Stothard tells us the story of how in 2007, a Norwegian trader, Svend Egil Larsen spotted a weakness in the computer system of Timber Hill, a unit of Interactive Broker. He found out that their algorithm reacted to trades in certain illiquid stocks and that he could take advantage of this by moving the price to his advantage to buy low and then sell  at a profit. Larsen made $50,000 in a few months but he was not the only trader to be operating in this way. Another trader, Peder Veiby, was also playing the ‘system’. Both Veiby and Larsen have since been charged with market manipulation. The most interesting point of this case is not so much that they beat the algorithm or were charged for it but that the courts has ‘found them not guilty, concluding that they were making the market more efficient by exposing a flaw in the system’.

This reminds me of the case of a spread better Barnett Alexander who was charged by the FSA last year for market manipulation for similar reason of price manipulation based on flaws in the spread betting companies. However, despite the case of Larsen and Veiby and the fact that they were cleared, Barnett Alexander preferred to avoid court. Instead he decided to settle with the FSA for £1.3m, a compromise, bearing in mind the potential costs of a lengthy court case were he to lose. Despite this however Alexander still believes that he could have won and as he rightly pointed out to me in an interview, technically he was not manipulating the market but the spread betting company’s prices. The distinction he makes is an important one and indeed, it makes the Swedish case even more interesting.

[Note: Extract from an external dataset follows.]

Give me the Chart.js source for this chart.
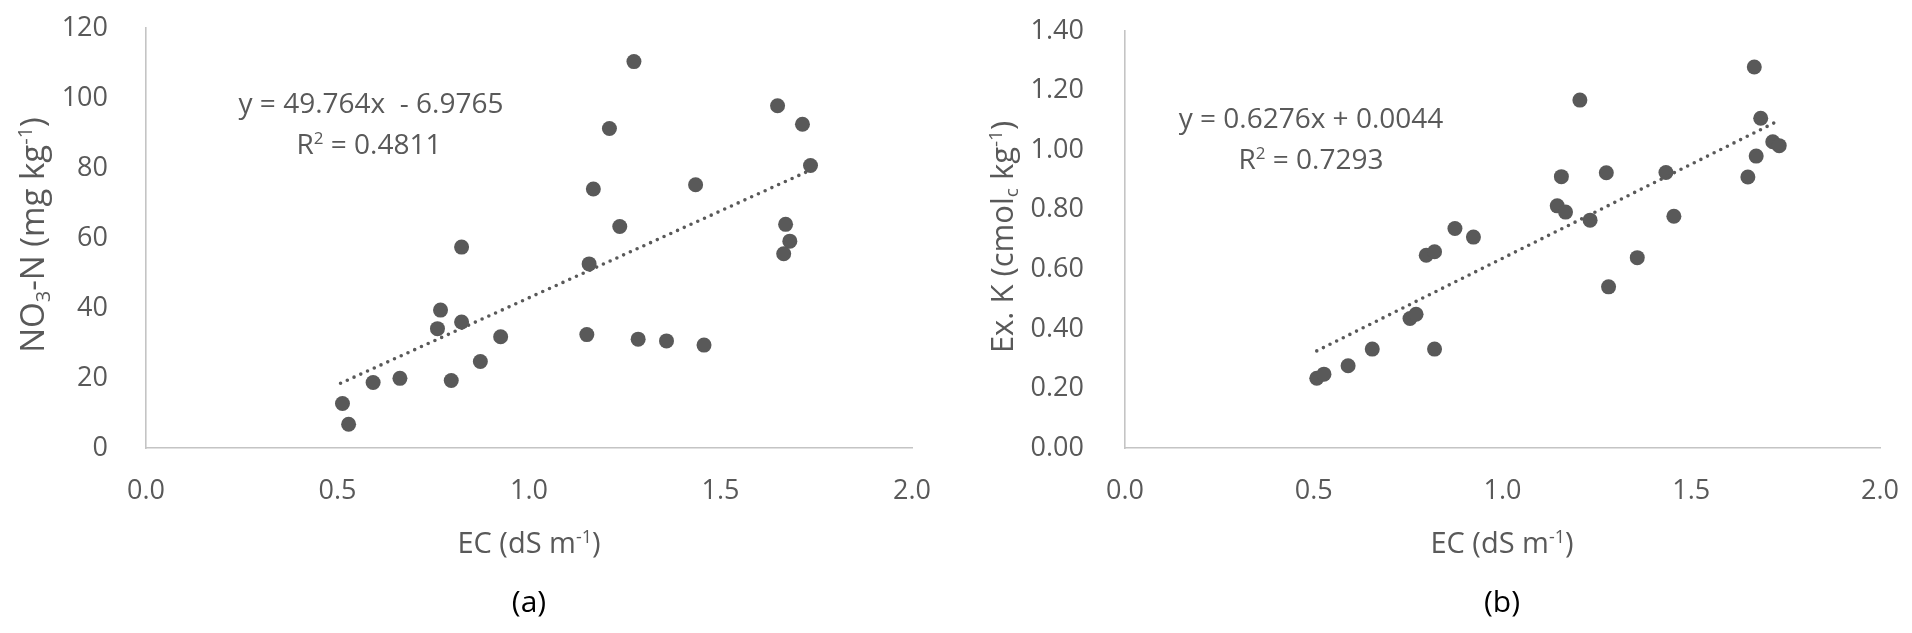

Barnett Alexander’s case is actually more similar to Larsen/Veiby than one might first imagine. Although Interactive Broker doesn’t call itself a spread betting company, it offers Contract For Differences which work on a similar principle to spread betting. In short, Interactive Broker offers a similar trading experience to Swedish traders than spread betting companies to British customers based on prices indexed to those of the market. This means that although traders have the feel of trading in the market they’re actually trading in another market: that the prices offered by spread betting companies and other financial institutions offering spread betting and CFDs. What those traders have found is that despite the fact that buying and selling stocks as spread betting or CFDs doesn’t affect the movement of share prices in the market (since no actual share is actually bought or sold), the reverse is certainly true: share prices in the market affect the prices offered by spread betting companies.

It seems, after all, that the comparison of HFT, or rather algorithms, to the casino has more to offer than merely a reference to unspecified evils. It’s important to underline here that the gambling industry also uses algorithms to facilitate random conditions and make prices for bets. Like spread betting companies, bookmakers, casinos and other gambling businesses are market makers, and although the house, in principle, will always win, it doesn’t mean that it cannot be beaten.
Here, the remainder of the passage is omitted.